Some basic elementary properties of a ring can be illustrated with help of following theorems and these properties are used in developing further concepts in rings and these properties are building of rings.

Theorem:

If $R$ is a ring, then for all $a,b$are in $R$.
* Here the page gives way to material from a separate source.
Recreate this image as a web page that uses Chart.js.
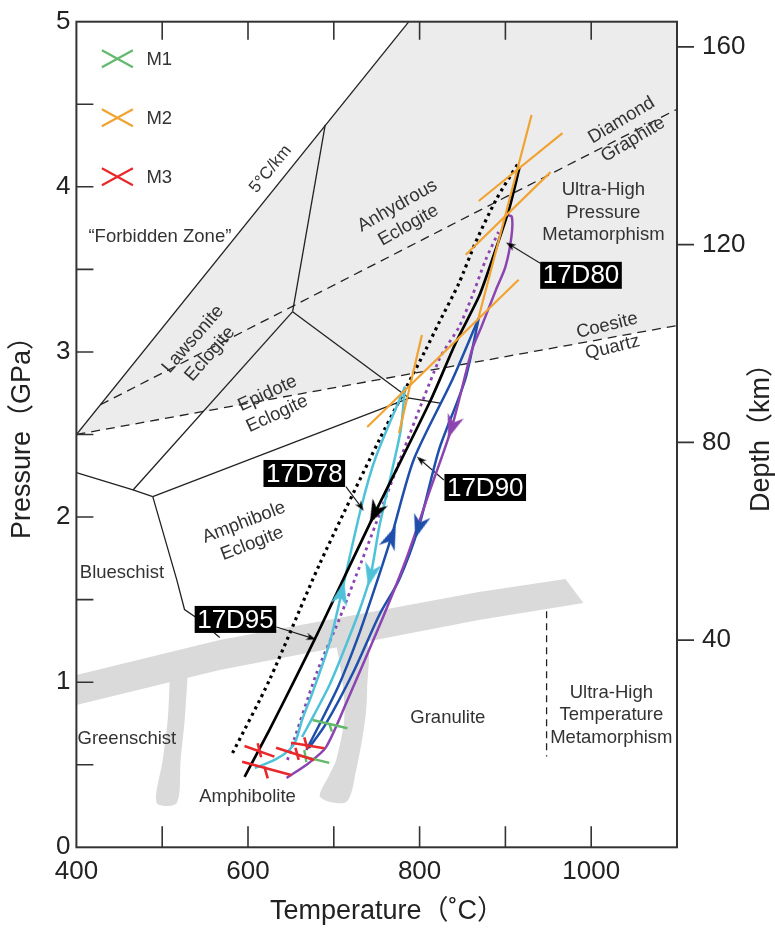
<!DOCTYPE html>
<html>
<head>
<meta charset="utf-8">
<script src="https://cdn.jsdelivr.net/npm/chart.js@4.4.1/dist/chart.umd.min.js"></script>
<style>
  html, body { margin: 0; padding: 0; background: #fff; }
  #wrap { width: 775px; height: 930px; }
</style>
</head>
<body>
<div id="wrap"><canvas id="ptChart"></canvas></div>
<script>
// ---- axes ----
const tempTicks = [400, 500, 600, 700, 800, 900, 1000, 1100];
const tempLabels = [400, 600, 800, 1000];
const pressTicks = [0, 0.5, 1, 1.5, 2, 2.5, 3, 3.5, 4, 4.5, 5];
const depthTicks = [40, 80, 120, 160];

// ---- facies grid, points are [T °C, P GPa] ----
const uhpField = [[400, 2.5], [787.5, 5], [1100, 5], [1100, 3.16]];
const grayBand = [[400, 1.044], [567, 1.256], [869, 1.546], [970, 1.625], [991, 1.48], [869, 1.377], [567, 1.074], [400, 0.862]];
const leftStem = [[509, 1.04], [506.4, 0.771], [500.6, 0.529], [493.6, 0.268], [516.9, 0.268], [521.5, 0.529], [526.2, 0.771], [529.7, 1.04]];
const rightStem = [[702.8, 1.225], [737.7, 1.256], [738.9, 0.953], [736.5, 0.771], [726.1, 0.468], [714.5, 0.274], [684.2, 0.305], [694.7, 0.438], [702.8, 0.529], [712.1, 0.771], [711, 0.953], [706.3, 1.134]];

const fivePerKm = [[400, 2.5], [787.5, 5]];
const diamondGraphite = [[428, 2.68], [1100, 4.47]];
const coesiteQuartz = [[400, 2.5], [1100, 3.16]];
const uhtBoundary = [[948, 1.43], [948, 0.55]];
const faciesLines = [
  [[690, 4.375], [652, 3.244]],
  [[652, 3.244], [466, 2.164]],
  [[400, 2.269], [466, 2.164], [489, 2.124]],
  [[489, 2.124], [788, 2.72]],
  [[652, 3.244], [788, 2.72]],
  [[788, 2.72], [824, 2.69]],
  [[489, 2.124], [517, 1.62], [526, 1.44], [540, 1.39], [567, 1.27]],
];

// ---- P-T paths ----
const blackPath = [[596, 0.426], [625, 0.711], [656, 1.031], [683, 1.316], [748, 2.025], [813, 2.709], [842, 3.054], [869, 3.334], [880.5, 3.497], [904, 3.86], [916.6, 4.12]];
const blackDotted = [[582, 0.571], [625, 1.013], [683, 1.71], [753, 2.467], [807, 3.012], [822.5, 3.176], [846, 3.418], [865, 3.661], [889, 3.92], [915, 4.144]];
const purplePath = [[645, 0.42], [671, 0.511], [691, 0.607], [714.5, 0.874], [756, 1.377], [784, 1.74], [811, 2.146], [837.6, 2.545], [861, 3.012], [872, 3.152], [889, 3.376], [900, 3.515], [907, 3.697], [907.5, 3.818], [901.5, 3.83]];
const purpleDotted = [[646, 0.529], [680, 1.056], [706, 1.377], [733, 1.74], [822.5, 2.951], [846, 3.152], [861, 3.334], [877, 3.558], [892, 3.727]];
const bluePro = [[668, 0.589], [683, 0.741], [706, 0.983], [727, 1.256], [747, 1.558], [767, 1.879], [793, 2.346], [838, 2.83], [869, 3.206]];
const blueRetro = [[869, 3.206], [853, 2.83], [822.5, 2.406], [799, 1.94], [776, 1.619], [753, 1.407], [724, 1.074], [690, 0.741], [671, 0.601]];
const cyanPro = [[608, 0.48], [631, 0.529], [648, 0.589], [656, 0.65], [663, 0.771], [675, 0.934], [695, 1.237], [709, 1.54], [732, 2.061], [749, 2.364], [783, 2.79]];
const cyanRetro = [[783, 2.79], [778, 2.527], [768, 2.285], [753, 1.94], [743, 1.649], [730, 1.437], [712, 1.195], [695, 0.983], [677, 0.802], [663, 0.668]];

// arrow heads on the paths
const arrowT = [748, 837.6, 767, 799, 709, 743];
const arrowP = [2.025, 2.545, 1.879, 1.94, 1.54, 1.649];

// metamorphic stage estimates (each entry one stroke)
const m1Lines = [
  [[675.3, 0.771], [715.9, 0.721]], [[694.7, 0.751], [697.8, 0.7]],
  [[657.5, 0.559], [694.7, 0.511]], [[665.6, 0.589], [668, 0.517]],
];
const m2Lines = [
  [[930.5, 4.435], [868.9, 3.212]],
  [[868.9, 3.914], [966.5, 4.325]],
  [[853.8, 3.589], [952.6, 4.089]],
  [[738.9, 2.545], [915.4, 3.437]],
  [[802.7, 3.103], [776, 2.509]],
];
const m3Lines = [
  [[595.9, 0.614], [630.8, 0.549]], [[611.3, 0.63], [615.3, 0.545]],
  [[593.2, 0.518], [650.2, 0.438]], [[619.1, 0.488], [623, 0.418]],
  [[650.2, 0.633], [688.9, 0.6]], [[665.6, 0.666], [669.5, 0.593]],
  [[632.7, 0.603], [677.2, 0.529]], [[655.3, 0.603], [659.1, 0.529]],
];

// sample labels
const sampleNames = ['17D80', '17D78', '17D90', '17D95'];
const sampleT = [988.1, 665.6, 876.5, 585.4];
const sampleP = [3.464, 2.264, 2.179, 1.38];
const leaderFrom = [[940.6, 3.537], [714.1, 2.184], [828.3, 2.224], [633.1, 1.334]];
const leaderTo = [[905.8, 3.647], [731.5, 2.063], [801.2, 2.346], [673.7, 1.268]];

// field names
const faciesNames = ['\u201CForbidden Zone\u201D', 'Lawsonite\nEclogite', 'Epidote\nEclogite', 'Amphibole\nEclogite', 'Anhydrous\nEclogite',
  'Blueschist', 'Greenschist', 'Amphibolite', 'Granulite', 'Ultra-High\nPressure\nMetamorphism',
  'Ultra-High\nTemperature\nMetamorphism', 'Diamond\nGraphite', 'Coesite\nQuartz', '5\u00B0C/km'];
const faciesT = [497.3, 545.9, 628.4, 600, 780.6, 453.1, 458.8, 599.4, 832.9, 1014.2, 1023.5, 1042.1, 1021.7, 626.3];
const faciesP = [3.698, 3.032, 2.686, 1.903, 3.826, 1.661, 0.656, 0.305, 0.784, 3.844, 0.801, 4.344, 3.093, 4.107];

const legendNames = ['M1', 'M2', 'M3'];

// ---- styles ----
const FONT = "'Liberation Sans', Arial, 'Noto Sans CJK SC', sans-serif";
const C = {
  field: '#ececec', band: '#dadada', ink: '#222', text: '#333',
  orange: '#f1a332', green: '#62b96c', red: '#e8282a',
  cyan: '#4fc1d8', blue: '#1f4fab', purple: '#8c45b0',
};
const faciesAngle = [0, -49, -25, -21, -29.5, 0, 0, 0, 0, 0, 0, -31, -13.7, -51];
const faciesSize = [18.5, 18.5, 18.5, 18.5, 18.5, 18.5, 18.5, 18.5, 18.5, 18.5, 18.5, 18.5, 18.5, 17];
const arrowColor = ['#000', C.purple, C.blue, C.blue, C.cyan, C.cyan];
const arrowRot = [206, 199, 22, 197, 13, 193];
const leaderRot = [301, 146, 311, 107];
const legendColors = [C.green, C.orange, C.red];

const makeArrow = (color, w, h) => {
  const c = document.createElement('canvas');
  c.width = w; c.height = h;
  const g = c.getContext('2d');
  g.fillStyle = color;
  g.beginPath();
  g.moveTo(w / 2, 0);
  g.lineTo(w, h);
  g.lineTo(w / 2, h * 0.7);
  g.lineTo(0, h);
  g.closePath();
  g.fill();
  return c;
};

const toXY = (pts) => pts.map(([t, p]) => ({ x: t, y: p }));
const layers = [];
const addLine = (pts, style) => layers.push({
  data: toXY(pts), pointRadius: 0, fill: false, tension: 0,
  borderWidth: 1.3, borderColor: C.ink, ...style,
});
const addShape = (pts, color, tension) => layers.push({
  data: toXY(pts), pointRadius: 0, fill: 'shape', tension,
  borderWidth: 0, borderColor: 'rgba(0,0,0,0)', backgroundColor: color,
});

addShape(uhpField, C.field, 0);
addShape(grayBand, C.band, 0);
addShape(leftStem, C.band, 0.3);
addShape(rightStem, C.band, 0.3);

addLine(fivePerKm, {});
faciesLines.forEach((l) => addLine(l, {}));
addLine(diamondGraphite, { borderDash: [9, 6] });
addLine(coesiteQuartz, { borderDash: [9, 6] });
addLine(uhtBoundary, { borderDash: [7, 5] });

leaderFrom.forEach((from, i) => addLine([from, leaderTo[i]], { borderWidth: 1.2 }));

const pathStyle = { borderWidth: 2.5, tension: 0.25 };
addLine(blackDotted, { ...pathStyle, borderColor: '#000', borderWidth: 3.2, borderDash: [3, 4] });
addLine(purpleDotted, { ...pathStyle, borderColor: C.purple, borderWidth: 2.8, borderDash: [3, 4] });
addLine(cyanPro, { ...pathStyle, borderColor: C.cyan });
addLine(cyanRetro, { ...pathStyle, borderColor: C.cyan });
addLine(bluePro, { ...pathStyle, borderColor: C.blue });
addLine(blueRetro, { ...pathStyle, borderColor: C.blue });
addLine(purplePath, { ...pathStyle, borderColor: C.purple });
addLine(blackPath, { ...pathStyle, borderColor: '#000', borderWidth: 2.7 });

m2Lines.forEach((l) => addLine(l, { borderColor: C.orange, borderWidth: 2.2 }));
m1Lines.forEach((l) => addLine(l, { borderColor: C.green, borderWidth: 2.4 }));
m3Lines.forEach((l) => addLine(l, { borderColor: C.red, borderWidth: 2.6 }));

arrowT.forEach((t, i) => layers.push({
  data: [{ x: t, y: arrowP[i] }], showLine: false, pointRadius: 8,
  pointStyle: makeArrow(arrowColor[i], 17, 24), pointRotation: arrowRot[i],
}));
leaderTo.forEach((pt, i) => layers.push({
  data: toXY([pt]), showLine: false, pointRadius: 4,
  pointStyle: makeArrow('#000', 7, 10), pointRotation: leaderRot[i],
}));

const datasets = layers.map((d, i) => ({ ...d, order: layers.length - i }));

const drawBlock = (ctx, text, x, y, angle, size, lh) => {
  const lines = text.split('\n');
  ctx.save();
  ctx.translate(x, y);
  ctx.rotate(angle * Math.PI / 180);
  ctx.font = `${size}px ${FONT}`;
  ctx.textAlign = 'center';
  ctx.textBaseline = 'middle';
  lines.forEach((s, i) => ctx.fillText(s, 0, (i - (lines.length - 1) / 2) * lh));
  ctx.restore();
};

const annotations = {
  id: 'annotations',
  afterDatasetsDraw(chart) {
    const { ctx, scales: { x, y }, chartArea: a } = chart;
    ctx.save();
    ctx.beginPath();
    ctx.rect(a.left, a.top, a.right - a.left, a.bottom - a.top);
    ctx.clip();
    ctx.fillStyle = C.text;
    faciesNames.forEach((name, i) => {
      drawBlock(ctx, name, x.getPixelForValue(faciesT[i]), y.getPixelForValue(faciesP[i]), faciesAngle[i], faciesSize[i], 22.5);
    });

    // sample boxes
    ctx.font = `26px ${FONT}`;
    ctx.textAlign = 'center';
    ctx.textBaseline = 'middle';
    sampleNames.forEach((name, i) => {
      const cx = x.getPixelForValue(sampleT[i]);
      const cy = y.getPixelForValue(sampleP[i]);
      const w = ctx.measureText(name).width + 5;
      ctx.fillStyle = '#000';
      ctx.fillRect(cx - w / 2, cy - 13.5, w, 27);
      ctx.fillStyle = '#fff';
      ctx.fillText(name, cx, cy + 1);
    });

    // legend
    legendNames.forEach((name, i) => {
      const cx = a.left + 41;
      const cy = a.top + 37 + i * 59;
      ctx.strokeStyle = legendColors[i];
      ctx.lineWidth = 2.2;
      ctx.beginPath();
      ctx.moveTo(cx - 15.5, cy - 8.5); ctx.lineTo(cx + 15.5, cy + 8.5);
      ctx.moveTo(cx - 15.5, cy + 8.5); ctx.lineTo(cx + 15.5, cy - 8.5);
      ctx.stroke();
      ctx.fillStyle = C.text;
      ctx.font = `18.5px ${FONT}`;
      ctx.textAlign = 'left';
      ctx.fillText(name, cx + 29, cy + 1);
    });
    ctx.restore();
  },
  afterDraw(chart) {
    const { ctx, chartArea: a, scales } = chart;
    ctx.save();
    ctx.strokeStyle = '#333';
    ctx.lineWidth = 2;
    ctx.strokeRect(a.left, a.top, a.right - a.left, a.bottom - a.top);
    ctx.lineWidth = 1.6;
    ctx.beginPath();
    scales.x.ticks.forEach((t) => {
      if (t.value <= 400 || t.value >= 1100) return;
      const px = scales.x.getPixelForValue(t.value);
      ctx.moveTo(px, a.bottom); ctx.lineTo(px, a.bottom - 21);
      ctx.moveTo(px, a.top); ctx.lineTo(px, a.top + 18);
    });
    scales.y.ticks.forEach((t) => {
      if (t.value <= 0 || t.value >= 5) return;
      const py = scales.y.getPixelForValue(t.value);
      ctx.moveTo(a.left, py); ctx.lineTo(a.left + 17, py);
    });
    scales.depth.ticks.forEach((t) => {
      const py = scales.depth.getPixelForValue(t.value);
      ctx.moveTo(a.right, py); ctx.lineTo(a.right + 17, py);
    });
    ctx.stroke();

    // axis titles
    ctx.fillStyle = '#222';
    drawBlock(ctx, 'Temperature\uFF08\u02DAC\uFF09', 387, 912, 0, 27, 30);
    drawBlock(ctx, 'Pressure\uFF08GPa\uFF09', 22.5, 431, -90, 27, 30);
    drawBlock(ctx, 'Depth\uFF08km\uFF09', 761.5, 431, -90, 27, 30);
    ctx.restore();
  },
};

const tickFont = { family: FONT, size: 26 };
const noPad = (s) => { s.paddingTop = 0; s.paddingBottom = 0; s.paddingLeft = 0; s.paddingRight = 0; };

new Chart(document.getElementById('ptChart'), {
  type: 'line',
  data: { datasets },
  options: {
    responsive: true,
    maintainAspectRatio: false,
    devicePixelRatio: 1,
    animation: false,
    events: [],
    layout: { padding: { top: 21.7, left: 0, right: 0, bottom: 0 } },
    plugins: { legend: { display: false }, tooltip: { enabled: false } },
    scales: {
      x: {
        type: 'linear', position: 'bottom', min: 400, max: 1100,
        grid: { display: false, drawTicks: false }, border: { display: false },
        afterBuildTicks: (s) => { s.ticks = tempTicks.map((v) => ({ value: v })); },
        afterFit: (s) => { s.height = 82.7; noPad(s); },
        ticks: {
          autoSkip: false, maxRotation: 0, padding: 9, font: tickFont, color: '#222',
          callback: (v) => (tempLabels.includes(v) ? String(v) : ''),
        },
      },
      y: {
        type: 'linear', position: 'left', min: 0, max: 5,
        grid: { display: false, drawTicks: false }, border: { display: false },
        afterBuildTicks: (s) => { s.ticks = pressTicks.map((v) => ({ value: v })); },
        afterFit: (s) => { s.width = 76.4; noPad(s); },
        ticks: {
          autoSkip: false, padding: 6, font: tickFont, color: '#222',
          callback: (v) => (Number.isInteger(v) ? String(v) : ''),
        },
      },
      depth: {
        type: 'linear', position: 'right', min: -1.9, max: 165.1,
        grid: { display: false, drawTicks: false }, border: { display: false },
        afterBuildTicks: (s) => { s.ticks = depthTicks.map((v) => ({ value: v })); },
        afterFit: (s) => { s.width = 98; noPad(s); },
        ticks: { autoSkip: false, padding: 25, font: tickFont, color: '#222' },
      },
    },
  },
  plugins: [annotations],
});
</script>
</body>
</html>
(a) $a \cdot 0 = 0 \cdot a = a$
(b) $a\left( { - b} \right) = \left( { - a} \right)b = - \left( {ab} \right)$
(c) $\left( { - a} \right)\left( { - b} \right) = ab$

Proof:

(a) We know that
$a0 = a\left( {0 + 0} \right) = a0 + a0\,\,\,\forall a \in R\,\,\,\,\,\,\,\left[ {{\text{using}}\,{\text{distributive law}}} \right]$

Since $R$ is a group under addition, applying right cancellation law,
$a0 = a0 + a0 \Rightarrow a + a0 = a0 + a0 \Rightarrow a0 = 0$

Similarly, $0a = \left( {0 + 0} \right)a = 0a + 0a\,\,\,\forall a \in R\,\,\,\,\,\,\,\left[ {{\text{using}}\,{\text{distributive law}}} \right]$
$\therefore \,\,\,0 + 0a = 0a + 0a\,\,\,\,\,\,\,\left[ {{\text{because}}\,0 = 0a + 0a} \right]$

Applying right cancellation law for addition, we get $0 = 0a$ i.e. $0a = 0$

Thus $a0 = 0a = 0$

(b) To prove that $a\left( { - b} \right) = - ab$ we should show that $ab = a\left( { - b} \right) = 0$

We know that $a\left[ {b + \left( b \right)} \right] = a0 = 0$ because $b + \left( { - b} \right) = 0$ with the above result (a)
$ab + a\left( { - b} \right) = 0\,\,\,\,\,\,\,\left[ {{\text{by}}\,{\text{distributive}}\,{\text{law}}} \right]$
$\therefore \,\,\,a\left( { - b} \right) = - \left( {ab} \right)$

Similarly, to show $\left( { - a} \right)b = - ab$, we must show that $ab + \left( { - a} \right)b = 0$

But $ab + \left( { - a} \right)b = \left[ {a + \left( { - a} \right)} \right]b = 0b = 0$
$\therefore \,\,\, - \left( a \right)b = - \left( {ab} \right)$ hence the result

(c) Actually to prove $\left( { - a} \right)\left( { - b} \right) = ab$ is a special case of forgoing article. However its proof is given as under:
$\left( { - a} \right)\left( { - b} \right) = - \left[ {a\left( { - b} \right)} \right] = \left[ { - \left( {ab} \right)} \right] = ab$

Because $- \left( { - x} \right) = x$ is a consequence of the fact that in a group inverse of the inverse of an element is element itself.